Fire department’s fresh faces are put through their paces
BY MIKE NOLAN email@example.com May 30, 2014 11:24PM
Orland firefighter candidates Jason Postma, far right, and Martin Majda, center work with Orland firefighter Bob Stoltz at a simulated fire Friday morning at the OFPD Training Center in Orland Park. Photo for Sun-Times Media by Jean Lachat
Updated: July 2, 2014 6:28AM
Three weeks into their training to become firefighters with the Orland Fire Protection District, Jason Postma and Marty Majda talk as though they are promising rookies on a perennially playoff-bound sports team.
While they’ve both had experience as firefighters elsewhere, coming to Orland represents a big step up, they said.
“It’s the premier department,” Postma said. “We want to be part of something great.”
Majda said that getting hired in Orland is “something you strive for.”
For the next year, all they will be are probationary firefighters, part of a group of 10 recently brought on to fill vacancies caused by retirements in the district, according to Chief Ken Brucki.
Although each has worked as a firefighter and all also are trained as paramedics — both requirements to be considered for the district — it’s almost as if they’re starting from scratch in Orland’s nine-week training academy.

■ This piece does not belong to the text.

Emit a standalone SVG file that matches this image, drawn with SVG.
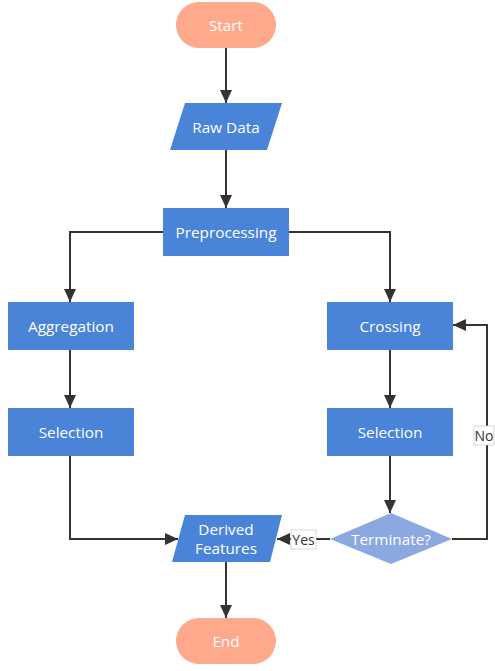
<svg xmlns="http://www.w3.org/2000/svg" width="495" height="671" viewBox="0 0 495 671">
<style>
.t{font-family:"Open Sans","Noto Sans",sans-serif;font-size:15.3px;fill:#fff;text-anchor:middle;dominant-baseline:central}
.b{fill:#4a84d9}
.s{fill:#ffa98c}
.d{fill:#8ca8e0}
.c{fill:none;stroke:#333;stroke-width:2}
.lb{fill:#fff;stroke:#ccc;stroke-width:0.8}
.lt{font-family:"Open Sans","Noto Sans",sans-serif;font-size:14px;fill:#333;text-anchor:middle;dominant-baseline:central}
</style>
<defs>
<marker id="a" markerUnits="userSpaceOnUse" markerWidth="14" markerHeight="12" refX="13" refY="6" orient="auto">
<path d="M0,0 L13,6 L0,12 Z" fill="#333"/>
</marker>
</defs>
<g id="connectors">
<path class="c" d="M226,48 V103" marker-end="url(#a)"/>
<path class="c" d="M226,150 V208" marker-end="url(#a)"/>
<path class="c" d="M163,232 H70 V302" marker-end="url(#a)"/>
<path class="c" d="M289,232 H390 V302" marker-end="url(#a)"/>
<path class="c" d="M70,350 V408" marker-end="url(#a)"/>
<path class="c" d="M390,350 V408" marker-end="url(#a)"/>
<path class="c" d="M390,456 V513" marker-end="url(#a)"/>
<path class="c" d="M70,456 V539 H178" marker-end="url(#a)"/>
<path class="c" d="M330,539 H277" marker-end="url(#a)"/>
<path class="c" d="M452,539 H487 V325 H453" marker-end="url(#a)"/>
<path class="c" d="M226,562 V618" marker-end="url(#a)"/>
<g id="label-yes"><rect class="lb" x="291" y="530" width="25" height="19"/><text class="lt" x="303.5" y="539.5">Yes</text></g>
<g id="label-no"><rect class="lb" x="474" y="426" width="20" height="19"/><text class="lt" x="484" y="435.5">No</text></g>
</g>
<g id="start"><rect class="s" x="176" y="2" width="100" height="46" rx="23"/><text class="t" x="226" y="25">Start</text></g>
<g id="rawdata"><polygon class="b" points="185,103 282,103 267,150 170,150"/><text class="t" x="226" y="127">Raw Data</text></g>
<g id="preprocessing"><rect class="b" x="163" y="208" width="126" height="48"/><text class="t" x="226" y="232">Preprocessing</text></g>
<g id="aggregation"><rect class="b" x="8" y="302" width="126" height="48"/><text class="t" x="71" y="326">Aggregation</text></g>
<g id="crossing"><rect class="b" x="327" y="302" width="126" height="48"/><text class="t" x="390" y="326">Crossing</text></g>
<g id="selection1"><rect class="b" x="8" y="408" width="126" height="48"/><text class="t" x="71" y="432">Selection</text></g>
<g id="selection2"><rect class="b" x="327" y="408" width="126" height="48"/><text class="t" x="390" y="432">Selection</text></g>
<g id="derived"><polygon class="b" points="185,515 282,515 270,562 172,562"/><text class="t" x="226" y="529">Derived</text><text class="t" x="226" y="548">Features</text></g>
<g id="terminate"><polygon class="d" points="391,513 452,539 391,564 330,539"/><text class="t" x="391" y="539">Terminate?</text></g>
<g id="end"><rect class="s" x="176" y="618" width="100" height="46" rx="23"/><text class="t" x="226" y="641">End</text></g>
</svg>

“We break ’em down and teach them the way we want to teach them,” Brucki said. “Our level of expectation is that much higher.”
Through the training, the candidates — identified by their red T-shirts — understand that “we will set you up for success” but that they have to take the initiative to achieve it, he said.
Along the way, the firefighter candidates will be evaluated for their proficiency at various skills. On Friday, the 10 were put through their paces, donning full gear and oxygen tanks and conducting search-and-rescue operations in a simulated fire.
They’ll also get training in making rescues from confined spaces, vehicle crash extrication procedures and emergency medical treatment.
All department vehicles, including fire trucks and engines, are outfitted with advanced life-support gear.
The EMS training the firefighter candidates will undergo will “refine their skills to bring them up to the training level we want,” Lt. Dave Piper, the district’s training safety officer, said.
A typical day for the candidates starts at 7 a.m. with a one-hour fitness training session, and the regimen has been extended to all of the department’s firefighters. It’s designed to combat the muscle aches and on-the-job injuries that can come from lifting heavy objects, including gear or fire and car crash victims, often in an awkward position, Brucki said.
Brucki said the department has seen a “significant reduction” in injuries since instituting the workout program this year.
Taking a brief break during their exercises Friday, the 34-year-old Postma and Majda, 33, said that their training has so far been intense but rewarding.
“We’re learning from a great group and an experienced group,” Majda said.